((

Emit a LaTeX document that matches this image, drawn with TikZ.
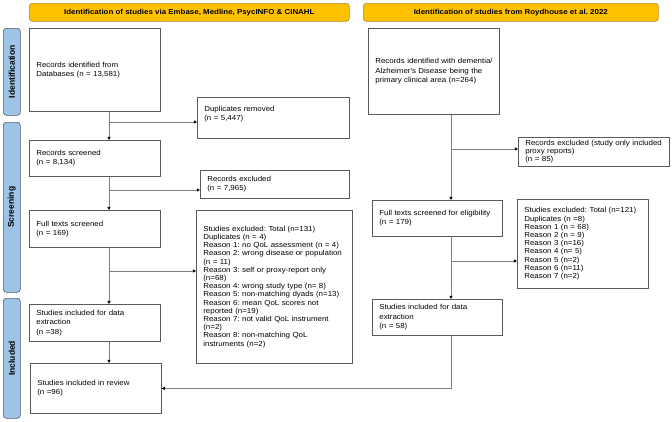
\documentclass[tikz,border=0pt]{standalone}
\usepackage{fontspec}
\setmainfont{Liberation Sans}
\newfontfamily\wfont[FakeStretch=1.085]{Liberation Sans}
\newfontfamily\bwfont[FakeStretch=1.1]{Liberation Sans Bold}
\usetikzlibrary{arrows.meta}
\frenchspacing
\hyphenpenalty=10000
\exhyphenpenalty=10000
\definecolor{boxgray}{HTML}{5A5A5A}
\definecolor{linegray}{HTML}{808080}
\definecolor{banyellow}{HTML}{FFC000}
\definecolor{banborder}{HTML}{B08A1E}
\definecolor{sideblue}{HTML}{9DC3E6}
\definecolor{sideborder}{HTML}{4A5A6A}
\tikzset{
  x=1pt, y=-1pt,
  box/.style={draw=boxgray, line width=0.7pt, anchor=north west, align=left,
    inner xsep=7pt, inner ysep=2pt,
    font=\wfont\fontsize{7.3}{9.3}\selectfont},
  bigbox/.style={box, font=\wfont\fontsize{7.3}{8.2}\selectfont},
  banner/.style={draw=banborder, fill=banyellow, rounded corners=3pt, line width=0.6pt,
    font=\bwfont\fontsize{7.2}{8}\selectfont, anchor=north west, inner sep=0pt},
  side/.style={draw=sideborder, fill=sideblue, rounded corners=3pt, line width=0.6pt,
    anchor=north west, inner sep=0pt},
  sidetext/.style={rotate=90, font=\bfseries\fontsize{8.5}{9}\selectfont},
  arr/.style={draw=linegray, line width=0.8pt, -{Triangle[length=3.2pt,width=3.2pt,color=black]}},
}
\begin{document}
\begin{tikzpicture}
\useasboundingbox (0,0) rectangle (672,421);
% banners
\node[banner, minimum width=320pt, minimum height=18pt] (banL) at (29,3) {Identification of studies via Embase, Medline, PsycINFO \& CINAHL};
\node[banner, minimum width=295pt, minimum height=18pt] (banR) at (363,3) {Identification of studies from Roydhouse et al. 2022};
% side labels
\node[side, minimum width=17pt, minimum height=87pt] (sideI) at (3,28) {};
\node[sidetext] at (sideI.center) {Identification};
\node[side, minimum width=17pt, minimum height=170pt] (sideS) at (3,122) {};
\node[sidetext] at (sideS.center) {Screening};
\node[side, minimum width=17pt, minimum height=120pt] (sideC) at (3,298) {};
\node[sidetext] at (sideC.center) {Included};
% left column
\node[box, text width=117pt, minimum height=83pt] (rid) at (29,28) {Records identified from\\Databases (n = 13,581)};
\node[box, text width=138pt, minimum height=41pt] (dup) at (197,97) {Duplicates removed\\(n = 5,447)\\\mbox{}};
\node[box, text width=117pt, minimum height=36pt] (rs) at (29,140) {Records screened\\(n = 8,134)};
\node[box, text width=135pt, minimum height=28pt] (rex) at (200,170) {Records excluded\\(n = 7,965)};
\node[box, text width=117pt, minimum height=37pt] (fts) at (29,210) {Full texts screened\\(n = 169)};
\node[bigbox, text width=142pt, minimum height=153pt] (sex) at (196,210) {Studies excluded: Total (n=131)\\Duplicates (n = 4)\\Reason 1: no QoL assessment (n = 4)\\Reason 2: wrong disease or population\\(n = 11)\\Reason 3: self or proxy-report only\\(n=68)\\Reason 4: wrong study type (n= 8)\\Reason 5: non-matching dyads (n=13)\\Reason 6: mean QoL scores not\\reported (n=19)\\Reason 7: not valid QoL instrument\\(n=2)\\Reason 8: non-matching QoL\\instruments (n=2)};
\node[box, text width=117pt, minimum height=37pt] (sde) at (29,304) {Studies included for data\\extraction\\(n =38)};
\node[box, text width=117pt, minimum height=50pt] (sir) at (30,363) {Studies included in review\\(n =96)};
% right column
\node[box, text width=117pt, minimum height=86pt] (rid2) at (368,28) {\mbox{Records identified with dementia/}\\Alzheimer's Disease being the\\primary clinical area (n=264)};
\node[bigbox, text width=137pt, minimum height=29pt] (rex2) at (518,137) {\mbox{Records excluded (study only included}\\proxy reports)\\(n = 85)};
\node[box, text width=116pt, minimum height=36pt] (fts2) at (372,200) {Full texts screened for eligibility\\(n = 179)};
\node[bigbox, text width=117pt, minimum height=89pt] (sex2) at (517,199) {Studies excluded: Total (n=121)\\Duplicates (n =8)\\Reason 1 (n = 68)\\Reason 2 (n = 9)\\Reason 3 (n=16)\\Reason 4 (n= 5)\\Reason 5 (n=2)\\Reason 6 (n=11)\\Reason 7 (n=2)};
\node[box, text width=116pt, minimum height=36pt] (sde2) at (372,299) {Studies included for data\\extraction\\(n = 58)};
% helper coordinates
\coordinate (xl) at (109,0);
\coordinate (xr) at (451,0);
\coordinate (b1) at (109,122);
\coordinate (b2) at (109,190);
\coordinate (b3) at (109,271);
\coordinate (b4) at (451,149);
\coordinate (b5) at (451,261);
% left arrows
\draw[arr] (rid.south -| xl) -- (rs.north -| xl);
\draw[arr] (b1) -- (b1 -| dup.west);
\draw[arr] (rs.south -| xl) -- (fts.north -| xl);
\draw[arr] (b2) -- (b2 -| rex.west);
\draw[arr] (fts.south -| xl) -- (sde.north -| xl);
\draw[arr] (b3) -- (b3 -| sex.west);
\draw[arr] (sde.south -| xl) -- (sir.north -| xl);
% right arrows
\draw[arr] (rid2.south -| xr) -- (fts2.north -| xr);
\draw[arr] (b4) -- (b4 -| rex2.west);
\draw[arr] (fts2.south -| xr) -- (sde2.north -| xr);
\draw[arr] (b5) -- (b5 -| sex2.west);
\draw[arr] (sde2.south -| xr) |- (sir.east);
\end{tikzpicture}
\end{document}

))

Instructions to follow:
Take the listing and print it again exactly, but without any pictures.

Solution:
Emit a LaTeX document that matches this image, drawn with TikZ.
\documentclass[tikz,border=0pt]{standalone}
\usepackage{fontspec}
\setmainfont{Liberation Sans}
\newfontfamily\wfont[FakeStretch=1.085]{Liberation Sans}
\newfontfamily\bwfont[FakeStretch=1.1]{Liberation Sans Bold}
\usetikzlibrary{arrows.meta}
\frenchspacing
\hyphenpenalty=10000
\exhyphenpenalty=10000
\definecolor{boxgray}{HTML}{5A5A5A}
\definecolor{linegray}{HTML}{808080}
\definecolor{banyellow}{HTML}{FFC000}
\definecolor{banborder}{HTML}{B08A1E}
\definecolor{sideblue}{HTML}{9DC3E6}
\definecolor{sideborder}{HTML}{4A5A6A}
\tikzset{
  x=1pt, y=-1pt,
  box/.style={draw=boxgray, line width=0.7pt, anchor=north west, align=left,
    inner xsep=7pt, inner ysep=2pt,
    font=\wfont\fontsize{7.3}{9.3}\selectfont},
  bigbox/.style={box, font=\wfont\fontsize{7.3}{8.2}\selectfont},
  banner/.style={draw=banborder, fill=banyellow, rounded corners=3pt, line width=0.6pt,
    font=\bwfont\fontsize{7.2}{8}\selectfont, anchor=north west, inner sep=0pt},
  side/.style={draw=sideborder, fill=sideblue, rounded corners=3pt, line width=0.6pt,
    anchor=north west, inner sep=0pt},
  sidetext/.style={rotate=90, font=\bfseries\fontsize{8.5}{9}\selectfont},
  arr/.style={draw=linegray, line width=0.8pt, -{Triangle[length=3.2pt,width=3.2pt,color=black]}},
}
\begin{document}
\begin{tikzpicture}
\useasboundingbox (0,0) rectangle (672,421);
% banners
\node[banner, minimum width=320pt, minimum height=18pt] (banL) at (29,3) {Identification of studies via Embase, Medline, PsycINFO \& CINAHL};
\node[banner, minimum width=295pt, minimum height=18pt] (banR) at (363,3) {Identification of studies from Roydhouse et al. 2022};
% side labels
\node[side, minimum width=17pt, minimum height=87pt] (sideI) at (3,28) {};
\node[sidetext] at (sideI.center) {Identification};
\node[side, minimum width=17pt, minimum height=170pt] (sideS) at (3,122) {};
\node[sidetext] at (sideS.center) {Screening};
\node[side, minimum width=17pt, minimum height=120pt] (sideC) at (3,298) {};
\node[sidetext] at (sideC.center) {Included};
% left column
\node[box, text width=117pt, minimum height=83pt] (rid) at (29,28) {Records identified from\\Databases (n = 13,581)};
\node[box, text width=138pt, minimum height=41pt] (dup) at (197,97) {Duplicates removed\\(n = 5,447)\\\mbox{}};
\node[box, text width=117pt, minimum height=36pt] (rs) at (29,140) {Records screened\\(n = 8,134)};
\node[box, text width=135pt, minimum height=28pt] (rex) at (200,170) {Records excluded\\(n = 7,965)};
\node[box, text width=117pt, minimum height=37pt] (fts) at (29,210) {Full texts screened\\(n = 169)};
\node[bigbox, text width=142pt, minimum height=153pt] (sex) at (196,210) {Studies excluded: Total (n=131)\\Duplicates (n = 4)\\Reason 1: no QoL assessment (n = 4)\\Reason 2: wrong disease or population\\(n = 11)\\Reason 3: self or proxy-report only\\(n=68)\\Reason 4: wrong study type (n= 8)\\Reason 5: non-matching dyads (n=13)\\Reason 6: mean QoL scores not\\reported (n=19)\\Reason 7: not valid QoL instrument\\(n=2)\\Reason 8: non-matching QoL\\instruments (n=2)};
\node[box, text width=117pt, minimum height=37pt] (sde) at (29,304) {Studies included for data\\extraction\\(n =38)};
\node[box, text width=117pt, minimum height=50pt] (sir) at (30,363) {Studies included in review\\(n =96)};
% right column
\node[box, text width=117pt, minimum height=86pt] (rid2) at (368,28) {\mbox{Records identified with dementia/}\\Alzheimer's Disease being the\\primary clinical area (n=264)};
\node[bigbox, text width=137pt, minimum height=29pt] (rex2) at (518,137) {\mbox{Records excluded (study only included}\\proxy reports)\\(n = 85)};
\node[box, text width=116pt, minimum height=36pt] (fts2) at (372,200) {Full texts screened for eligibility\\(n = 179)};
\node[bigbox, text width=117pt, minimum height=89pt] (sex2) at (517,199) {Studies excluded: Total (n=121)\\Duplicates (n =8)\\Reason 1 (n = 68)\\Reason 2 (n = 9)\\Reason 3 (n=16)\\Reason 4 (n= 5)\\Reason 5 (n=2)\\Reason 6 (n=11)\\Reason 7 (n=2)};
\node[box, text width=116pt, minimum height=36pt] (sde2) at (372,299) {Studies included for data\\extraction\\(n = 58)};
% helper coordinates
\coordinate (xl) at (109,0);
\coordinate (xr) at (451,0);
\coordinate (b1) at (109,122);
\coordinate (b2) at (109,190);
\coordinate (b3) at (109,271);
\coordinate (b4) at (451,149);
\coordinate (b5) at (451,261);
% left arrows
\draw[arr] (rid.south -| xl) -- (rs.north -| xl);
\draw[arr] (b1) -- (b1 -| dup.west);
\draw[arr] (rs.south -| xl) -- (fts.north -| xl);
\draw[arr] (b2) -- (b2 -| rex.west);
\draw[arr] (fts.south -| xl) -- (sde.north -| xl);
\draw[arr] (b3) -- (b3 -| sex.west);
\draw[arr] (sde.south -| xl) -- (sir.north -| xl);
% right arrows
\draw[arr] (rid2.south -| xr) -- (fts2.north -| xr);
\draw[arr] (b4) -- (b4 -| rex2.west);
\draw[arr] (fts2.south -| xr) -- (sde2.north -| xr);
\draw[arr] (b5) -- (b5 -| sex2.west);
\draw[arr] (sde2.south -| xr) |- (sir.east);
\end{tikzpicture}
\end{document}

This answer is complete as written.